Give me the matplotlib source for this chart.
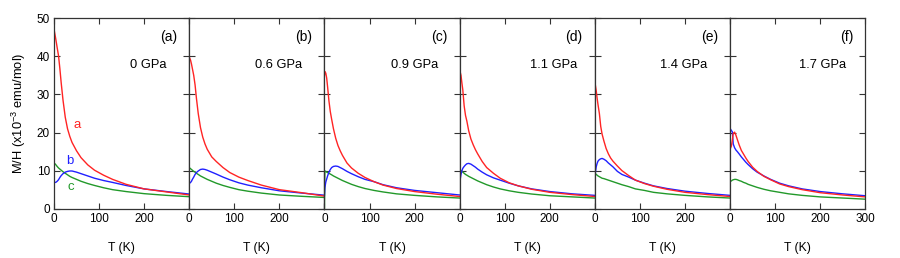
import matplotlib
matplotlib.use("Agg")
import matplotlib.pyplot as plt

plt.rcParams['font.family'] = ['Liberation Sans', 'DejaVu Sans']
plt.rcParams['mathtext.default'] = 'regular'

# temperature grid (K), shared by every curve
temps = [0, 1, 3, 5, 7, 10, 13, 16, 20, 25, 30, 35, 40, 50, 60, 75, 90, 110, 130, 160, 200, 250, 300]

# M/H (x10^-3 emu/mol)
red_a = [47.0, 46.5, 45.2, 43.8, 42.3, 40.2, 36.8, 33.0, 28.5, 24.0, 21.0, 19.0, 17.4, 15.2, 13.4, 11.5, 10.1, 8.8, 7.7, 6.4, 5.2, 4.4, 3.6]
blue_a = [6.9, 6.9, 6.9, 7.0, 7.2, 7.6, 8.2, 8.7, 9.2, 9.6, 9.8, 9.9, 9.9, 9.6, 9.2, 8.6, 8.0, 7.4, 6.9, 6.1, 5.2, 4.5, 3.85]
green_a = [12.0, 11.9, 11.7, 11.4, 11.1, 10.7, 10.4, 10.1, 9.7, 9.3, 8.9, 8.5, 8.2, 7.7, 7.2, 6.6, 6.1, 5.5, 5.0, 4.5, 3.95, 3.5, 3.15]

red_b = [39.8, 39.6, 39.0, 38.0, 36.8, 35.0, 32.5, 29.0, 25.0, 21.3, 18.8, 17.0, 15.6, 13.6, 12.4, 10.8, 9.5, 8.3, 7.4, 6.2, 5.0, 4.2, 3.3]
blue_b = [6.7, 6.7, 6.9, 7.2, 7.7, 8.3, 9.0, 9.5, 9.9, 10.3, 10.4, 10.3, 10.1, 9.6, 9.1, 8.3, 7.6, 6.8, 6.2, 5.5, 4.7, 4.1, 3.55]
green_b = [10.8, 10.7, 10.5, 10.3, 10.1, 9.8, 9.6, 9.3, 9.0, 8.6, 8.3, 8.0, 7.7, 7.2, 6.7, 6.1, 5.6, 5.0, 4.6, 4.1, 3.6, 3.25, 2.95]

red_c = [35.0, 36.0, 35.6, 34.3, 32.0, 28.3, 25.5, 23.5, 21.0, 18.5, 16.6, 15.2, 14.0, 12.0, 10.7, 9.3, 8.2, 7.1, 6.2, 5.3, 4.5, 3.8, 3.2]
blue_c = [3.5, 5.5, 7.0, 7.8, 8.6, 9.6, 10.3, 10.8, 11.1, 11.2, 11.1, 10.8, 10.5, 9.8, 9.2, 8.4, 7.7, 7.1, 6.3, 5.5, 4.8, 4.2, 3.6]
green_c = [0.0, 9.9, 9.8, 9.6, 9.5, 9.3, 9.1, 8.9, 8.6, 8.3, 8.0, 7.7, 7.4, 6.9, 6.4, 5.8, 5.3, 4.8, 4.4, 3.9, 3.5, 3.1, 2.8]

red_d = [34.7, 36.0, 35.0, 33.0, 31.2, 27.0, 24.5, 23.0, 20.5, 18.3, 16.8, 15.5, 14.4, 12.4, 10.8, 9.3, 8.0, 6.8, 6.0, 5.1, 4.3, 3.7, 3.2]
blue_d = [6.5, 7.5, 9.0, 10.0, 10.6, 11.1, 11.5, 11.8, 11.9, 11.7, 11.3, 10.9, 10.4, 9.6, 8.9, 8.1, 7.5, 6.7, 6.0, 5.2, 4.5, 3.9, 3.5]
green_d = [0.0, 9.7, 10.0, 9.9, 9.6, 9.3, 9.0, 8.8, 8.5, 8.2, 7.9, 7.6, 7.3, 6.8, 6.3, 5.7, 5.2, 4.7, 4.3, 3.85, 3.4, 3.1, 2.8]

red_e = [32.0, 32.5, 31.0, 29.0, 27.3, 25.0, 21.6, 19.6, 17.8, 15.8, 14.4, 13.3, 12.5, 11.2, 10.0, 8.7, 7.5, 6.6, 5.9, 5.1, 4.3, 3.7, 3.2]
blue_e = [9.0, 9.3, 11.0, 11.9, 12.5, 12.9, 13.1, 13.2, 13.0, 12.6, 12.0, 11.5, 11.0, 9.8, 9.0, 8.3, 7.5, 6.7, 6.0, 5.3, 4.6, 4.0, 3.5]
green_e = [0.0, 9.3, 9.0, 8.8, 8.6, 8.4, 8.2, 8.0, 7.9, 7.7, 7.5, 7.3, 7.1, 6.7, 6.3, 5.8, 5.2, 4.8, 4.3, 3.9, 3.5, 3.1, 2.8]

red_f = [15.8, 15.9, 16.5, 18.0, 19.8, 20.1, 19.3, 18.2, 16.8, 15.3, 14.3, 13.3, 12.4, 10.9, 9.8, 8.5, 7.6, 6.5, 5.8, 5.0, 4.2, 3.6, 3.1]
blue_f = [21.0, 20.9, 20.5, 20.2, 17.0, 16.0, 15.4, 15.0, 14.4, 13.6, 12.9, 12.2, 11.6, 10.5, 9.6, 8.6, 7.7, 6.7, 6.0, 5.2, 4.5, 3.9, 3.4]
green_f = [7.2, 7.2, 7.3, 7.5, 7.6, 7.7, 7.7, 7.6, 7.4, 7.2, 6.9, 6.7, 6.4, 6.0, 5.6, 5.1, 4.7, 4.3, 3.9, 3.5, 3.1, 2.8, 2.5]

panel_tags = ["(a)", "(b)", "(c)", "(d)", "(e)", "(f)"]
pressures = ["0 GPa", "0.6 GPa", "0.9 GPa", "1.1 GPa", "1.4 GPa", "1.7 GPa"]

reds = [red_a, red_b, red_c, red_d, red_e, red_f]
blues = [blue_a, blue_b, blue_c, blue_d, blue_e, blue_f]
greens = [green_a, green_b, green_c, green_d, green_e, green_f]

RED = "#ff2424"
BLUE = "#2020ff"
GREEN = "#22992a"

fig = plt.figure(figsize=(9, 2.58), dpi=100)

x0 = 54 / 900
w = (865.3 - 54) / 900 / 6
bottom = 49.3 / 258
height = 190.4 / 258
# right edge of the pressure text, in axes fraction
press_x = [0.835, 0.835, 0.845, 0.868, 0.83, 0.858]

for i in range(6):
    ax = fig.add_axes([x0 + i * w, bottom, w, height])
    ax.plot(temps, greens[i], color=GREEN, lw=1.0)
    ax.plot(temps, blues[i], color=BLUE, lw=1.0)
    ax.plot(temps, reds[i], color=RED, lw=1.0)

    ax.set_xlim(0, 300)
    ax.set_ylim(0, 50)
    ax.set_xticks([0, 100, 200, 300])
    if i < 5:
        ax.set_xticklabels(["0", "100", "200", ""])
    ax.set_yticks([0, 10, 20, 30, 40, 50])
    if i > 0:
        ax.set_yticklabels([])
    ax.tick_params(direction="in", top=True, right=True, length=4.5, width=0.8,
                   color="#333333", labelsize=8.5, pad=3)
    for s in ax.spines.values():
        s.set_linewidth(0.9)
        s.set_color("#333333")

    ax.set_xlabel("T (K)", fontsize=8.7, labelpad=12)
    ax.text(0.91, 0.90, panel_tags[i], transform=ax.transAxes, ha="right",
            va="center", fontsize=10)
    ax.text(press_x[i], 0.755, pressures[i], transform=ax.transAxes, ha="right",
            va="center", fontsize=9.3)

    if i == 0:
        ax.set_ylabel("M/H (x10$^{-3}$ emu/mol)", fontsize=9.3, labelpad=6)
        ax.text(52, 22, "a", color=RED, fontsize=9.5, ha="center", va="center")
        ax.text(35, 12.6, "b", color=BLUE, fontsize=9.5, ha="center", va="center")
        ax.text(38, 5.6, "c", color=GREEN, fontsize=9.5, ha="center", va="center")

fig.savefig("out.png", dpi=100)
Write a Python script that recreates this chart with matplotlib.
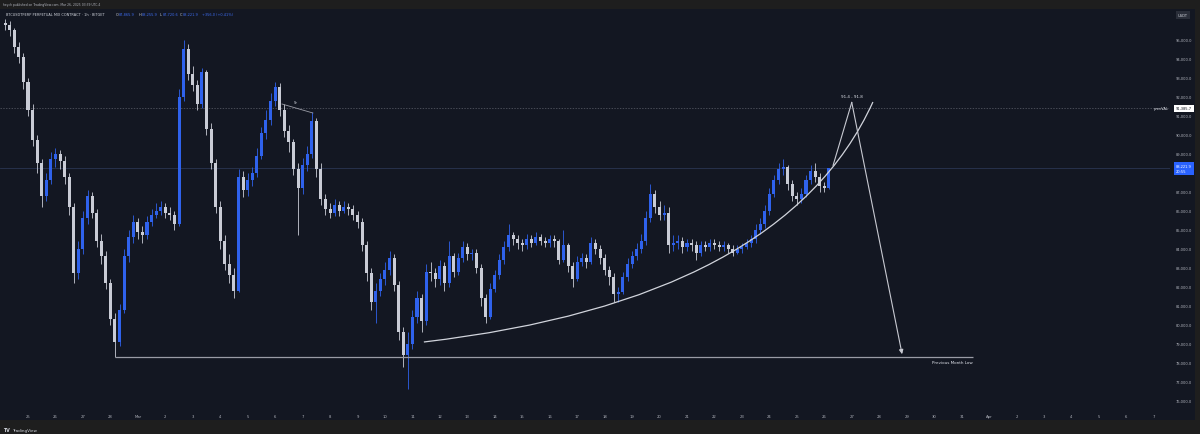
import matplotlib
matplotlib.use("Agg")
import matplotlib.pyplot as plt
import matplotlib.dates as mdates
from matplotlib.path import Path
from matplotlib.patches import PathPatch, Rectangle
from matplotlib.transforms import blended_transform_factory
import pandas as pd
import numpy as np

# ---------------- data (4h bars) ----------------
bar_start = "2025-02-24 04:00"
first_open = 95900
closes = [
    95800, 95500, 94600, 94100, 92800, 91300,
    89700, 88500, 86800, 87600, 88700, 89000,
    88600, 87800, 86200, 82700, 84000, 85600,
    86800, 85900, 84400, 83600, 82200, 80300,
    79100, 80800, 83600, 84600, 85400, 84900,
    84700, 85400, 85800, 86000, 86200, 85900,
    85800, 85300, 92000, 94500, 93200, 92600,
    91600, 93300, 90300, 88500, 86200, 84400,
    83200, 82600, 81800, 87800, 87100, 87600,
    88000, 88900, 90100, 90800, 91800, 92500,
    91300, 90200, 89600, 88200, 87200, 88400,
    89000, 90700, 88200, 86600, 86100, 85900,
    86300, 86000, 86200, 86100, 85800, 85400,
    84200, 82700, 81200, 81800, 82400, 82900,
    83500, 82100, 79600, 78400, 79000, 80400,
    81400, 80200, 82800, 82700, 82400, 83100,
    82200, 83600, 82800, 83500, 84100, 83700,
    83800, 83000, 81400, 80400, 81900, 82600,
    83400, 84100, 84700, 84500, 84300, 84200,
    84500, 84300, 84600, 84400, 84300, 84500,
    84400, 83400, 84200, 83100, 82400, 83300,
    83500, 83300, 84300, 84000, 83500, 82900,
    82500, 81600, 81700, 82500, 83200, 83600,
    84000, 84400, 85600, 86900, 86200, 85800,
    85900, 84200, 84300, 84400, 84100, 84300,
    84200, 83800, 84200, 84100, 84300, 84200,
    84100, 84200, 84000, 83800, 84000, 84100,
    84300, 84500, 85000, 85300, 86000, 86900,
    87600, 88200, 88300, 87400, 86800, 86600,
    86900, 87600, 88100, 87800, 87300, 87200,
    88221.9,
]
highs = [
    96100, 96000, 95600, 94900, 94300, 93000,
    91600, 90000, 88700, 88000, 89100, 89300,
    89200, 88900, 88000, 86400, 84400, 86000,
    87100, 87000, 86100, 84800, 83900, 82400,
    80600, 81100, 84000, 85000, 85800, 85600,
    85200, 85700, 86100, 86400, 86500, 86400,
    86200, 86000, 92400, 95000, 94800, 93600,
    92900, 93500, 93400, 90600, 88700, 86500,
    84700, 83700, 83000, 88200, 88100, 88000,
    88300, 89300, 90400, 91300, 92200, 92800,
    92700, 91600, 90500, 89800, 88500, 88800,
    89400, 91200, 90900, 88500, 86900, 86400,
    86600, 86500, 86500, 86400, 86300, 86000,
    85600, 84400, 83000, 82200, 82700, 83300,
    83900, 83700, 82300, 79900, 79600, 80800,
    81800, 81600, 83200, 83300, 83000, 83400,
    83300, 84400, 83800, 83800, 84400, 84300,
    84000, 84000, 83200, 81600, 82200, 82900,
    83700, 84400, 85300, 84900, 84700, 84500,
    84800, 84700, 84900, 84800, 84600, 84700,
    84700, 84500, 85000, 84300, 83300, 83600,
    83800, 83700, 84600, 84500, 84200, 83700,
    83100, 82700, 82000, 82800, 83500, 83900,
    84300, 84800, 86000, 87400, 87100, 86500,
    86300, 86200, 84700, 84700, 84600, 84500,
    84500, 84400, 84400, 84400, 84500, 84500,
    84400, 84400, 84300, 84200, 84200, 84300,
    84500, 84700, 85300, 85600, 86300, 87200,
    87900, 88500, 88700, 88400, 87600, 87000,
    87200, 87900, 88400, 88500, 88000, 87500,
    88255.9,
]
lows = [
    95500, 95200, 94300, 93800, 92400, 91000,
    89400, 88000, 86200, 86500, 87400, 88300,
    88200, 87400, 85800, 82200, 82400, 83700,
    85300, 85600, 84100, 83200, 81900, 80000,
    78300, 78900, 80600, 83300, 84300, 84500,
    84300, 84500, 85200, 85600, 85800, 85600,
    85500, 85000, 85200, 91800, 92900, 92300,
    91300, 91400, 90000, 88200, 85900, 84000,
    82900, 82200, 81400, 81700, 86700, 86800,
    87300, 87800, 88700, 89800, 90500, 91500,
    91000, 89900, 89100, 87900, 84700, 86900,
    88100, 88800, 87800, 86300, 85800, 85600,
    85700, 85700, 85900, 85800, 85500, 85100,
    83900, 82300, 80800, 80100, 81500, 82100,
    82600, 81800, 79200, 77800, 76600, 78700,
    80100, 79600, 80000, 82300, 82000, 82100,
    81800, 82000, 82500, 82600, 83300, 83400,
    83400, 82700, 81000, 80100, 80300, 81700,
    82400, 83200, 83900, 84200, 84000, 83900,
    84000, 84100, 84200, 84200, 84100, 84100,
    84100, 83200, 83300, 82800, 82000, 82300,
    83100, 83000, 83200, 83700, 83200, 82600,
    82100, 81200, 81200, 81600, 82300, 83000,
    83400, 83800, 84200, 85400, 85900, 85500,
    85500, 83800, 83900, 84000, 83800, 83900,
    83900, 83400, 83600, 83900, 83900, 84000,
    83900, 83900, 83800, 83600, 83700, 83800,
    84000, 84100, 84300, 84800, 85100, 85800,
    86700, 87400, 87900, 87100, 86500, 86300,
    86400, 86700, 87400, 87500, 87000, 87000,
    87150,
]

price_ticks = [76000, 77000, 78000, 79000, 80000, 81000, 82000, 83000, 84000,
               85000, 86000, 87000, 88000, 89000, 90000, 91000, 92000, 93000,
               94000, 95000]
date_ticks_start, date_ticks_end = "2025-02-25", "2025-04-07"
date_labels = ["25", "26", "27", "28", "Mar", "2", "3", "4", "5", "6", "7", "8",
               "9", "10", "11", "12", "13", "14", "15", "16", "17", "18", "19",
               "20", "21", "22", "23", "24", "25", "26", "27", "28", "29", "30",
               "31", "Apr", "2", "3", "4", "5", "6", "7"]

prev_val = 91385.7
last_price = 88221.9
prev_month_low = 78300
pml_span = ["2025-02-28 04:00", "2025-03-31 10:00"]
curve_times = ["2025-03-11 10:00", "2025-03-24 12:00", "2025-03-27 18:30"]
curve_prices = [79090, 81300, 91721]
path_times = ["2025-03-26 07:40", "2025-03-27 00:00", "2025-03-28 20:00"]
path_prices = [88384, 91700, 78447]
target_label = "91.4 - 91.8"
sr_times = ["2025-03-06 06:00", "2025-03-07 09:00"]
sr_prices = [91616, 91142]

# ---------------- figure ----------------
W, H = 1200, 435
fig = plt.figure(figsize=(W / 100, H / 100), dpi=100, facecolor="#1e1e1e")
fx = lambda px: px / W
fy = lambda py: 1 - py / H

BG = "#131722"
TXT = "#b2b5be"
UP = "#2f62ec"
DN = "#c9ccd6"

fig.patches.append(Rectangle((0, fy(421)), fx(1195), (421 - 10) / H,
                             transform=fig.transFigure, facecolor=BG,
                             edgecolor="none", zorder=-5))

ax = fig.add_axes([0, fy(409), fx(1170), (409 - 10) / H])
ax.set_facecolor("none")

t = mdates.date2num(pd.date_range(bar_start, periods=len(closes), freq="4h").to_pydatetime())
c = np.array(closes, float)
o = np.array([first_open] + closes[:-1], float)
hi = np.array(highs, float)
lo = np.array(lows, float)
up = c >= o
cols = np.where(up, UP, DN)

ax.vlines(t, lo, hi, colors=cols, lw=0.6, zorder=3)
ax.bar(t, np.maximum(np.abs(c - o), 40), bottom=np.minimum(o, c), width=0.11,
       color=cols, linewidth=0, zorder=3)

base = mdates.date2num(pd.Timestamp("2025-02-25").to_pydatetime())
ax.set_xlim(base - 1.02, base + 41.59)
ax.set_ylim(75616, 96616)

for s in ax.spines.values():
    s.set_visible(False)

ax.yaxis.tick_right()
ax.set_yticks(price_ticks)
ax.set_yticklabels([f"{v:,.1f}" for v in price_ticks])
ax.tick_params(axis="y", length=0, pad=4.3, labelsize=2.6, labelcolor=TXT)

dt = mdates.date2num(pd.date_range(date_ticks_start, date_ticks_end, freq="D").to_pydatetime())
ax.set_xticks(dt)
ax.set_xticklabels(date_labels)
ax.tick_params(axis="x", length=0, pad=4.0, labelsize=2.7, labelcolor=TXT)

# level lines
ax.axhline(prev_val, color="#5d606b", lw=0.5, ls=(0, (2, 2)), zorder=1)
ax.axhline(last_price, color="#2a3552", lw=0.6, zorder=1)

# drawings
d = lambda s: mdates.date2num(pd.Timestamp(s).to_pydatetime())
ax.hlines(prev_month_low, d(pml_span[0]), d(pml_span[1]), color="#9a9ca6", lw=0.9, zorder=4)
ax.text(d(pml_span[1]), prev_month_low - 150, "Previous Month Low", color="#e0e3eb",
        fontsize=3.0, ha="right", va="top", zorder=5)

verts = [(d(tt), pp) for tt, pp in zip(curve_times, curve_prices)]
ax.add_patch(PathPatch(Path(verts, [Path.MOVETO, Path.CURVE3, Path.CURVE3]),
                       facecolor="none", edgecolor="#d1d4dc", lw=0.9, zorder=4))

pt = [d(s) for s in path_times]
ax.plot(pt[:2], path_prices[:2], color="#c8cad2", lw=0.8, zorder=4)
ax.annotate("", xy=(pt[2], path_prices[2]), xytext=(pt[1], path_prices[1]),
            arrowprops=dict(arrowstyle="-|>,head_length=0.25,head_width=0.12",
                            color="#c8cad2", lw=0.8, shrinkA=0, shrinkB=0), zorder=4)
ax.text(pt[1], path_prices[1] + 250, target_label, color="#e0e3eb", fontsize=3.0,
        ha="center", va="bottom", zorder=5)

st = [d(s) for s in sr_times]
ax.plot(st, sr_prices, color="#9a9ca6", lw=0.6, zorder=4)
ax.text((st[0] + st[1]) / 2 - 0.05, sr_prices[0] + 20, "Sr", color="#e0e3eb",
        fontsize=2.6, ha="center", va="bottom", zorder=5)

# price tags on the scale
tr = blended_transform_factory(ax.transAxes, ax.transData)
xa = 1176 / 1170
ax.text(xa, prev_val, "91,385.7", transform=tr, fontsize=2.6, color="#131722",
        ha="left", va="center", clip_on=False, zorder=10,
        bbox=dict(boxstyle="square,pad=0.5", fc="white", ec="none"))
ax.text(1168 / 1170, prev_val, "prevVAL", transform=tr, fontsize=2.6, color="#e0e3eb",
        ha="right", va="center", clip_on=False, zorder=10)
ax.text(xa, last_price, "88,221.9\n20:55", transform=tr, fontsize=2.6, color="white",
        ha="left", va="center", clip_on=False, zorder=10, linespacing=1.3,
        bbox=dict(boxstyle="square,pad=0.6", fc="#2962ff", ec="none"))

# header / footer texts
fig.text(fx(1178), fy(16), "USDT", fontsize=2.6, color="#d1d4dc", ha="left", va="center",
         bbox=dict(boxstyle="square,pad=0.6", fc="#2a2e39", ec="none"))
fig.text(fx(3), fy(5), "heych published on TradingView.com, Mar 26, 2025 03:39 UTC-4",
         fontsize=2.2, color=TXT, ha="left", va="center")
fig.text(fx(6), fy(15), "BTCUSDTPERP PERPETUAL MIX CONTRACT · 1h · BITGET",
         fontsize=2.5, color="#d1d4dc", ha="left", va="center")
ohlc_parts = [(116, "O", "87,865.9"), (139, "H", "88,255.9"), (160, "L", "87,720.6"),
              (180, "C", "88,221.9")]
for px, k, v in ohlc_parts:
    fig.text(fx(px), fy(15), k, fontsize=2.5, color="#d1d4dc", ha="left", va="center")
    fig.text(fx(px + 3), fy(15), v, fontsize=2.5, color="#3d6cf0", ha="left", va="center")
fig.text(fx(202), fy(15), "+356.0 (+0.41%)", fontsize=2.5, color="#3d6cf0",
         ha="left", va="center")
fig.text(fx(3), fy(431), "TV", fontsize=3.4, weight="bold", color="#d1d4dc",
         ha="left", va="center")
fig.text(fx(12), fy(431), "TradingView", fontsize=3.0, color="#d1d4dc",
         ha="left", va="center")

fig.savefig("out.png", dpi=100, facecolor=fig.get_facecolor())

§ EXERCISE PROMPT: Look above and copy only the lines from the one holding "Write a Python" to the one holding "import numpy as np", both included, exactly, minus the pictures.

§ EXERCISE SOLUTION:
Write a Python script that recreates this chart with matplotlib.
import matplotlib
matplotlib.use("Agg")
import matplotlib.pyplot as plt
import matplotlib.dates as mdates
from matplotlib.path import Path
from matplotlib.patches import PathPatch, Rectangle
from matplotlib.transforms import blended_transform_factory
import pandas as pd
import numpy as np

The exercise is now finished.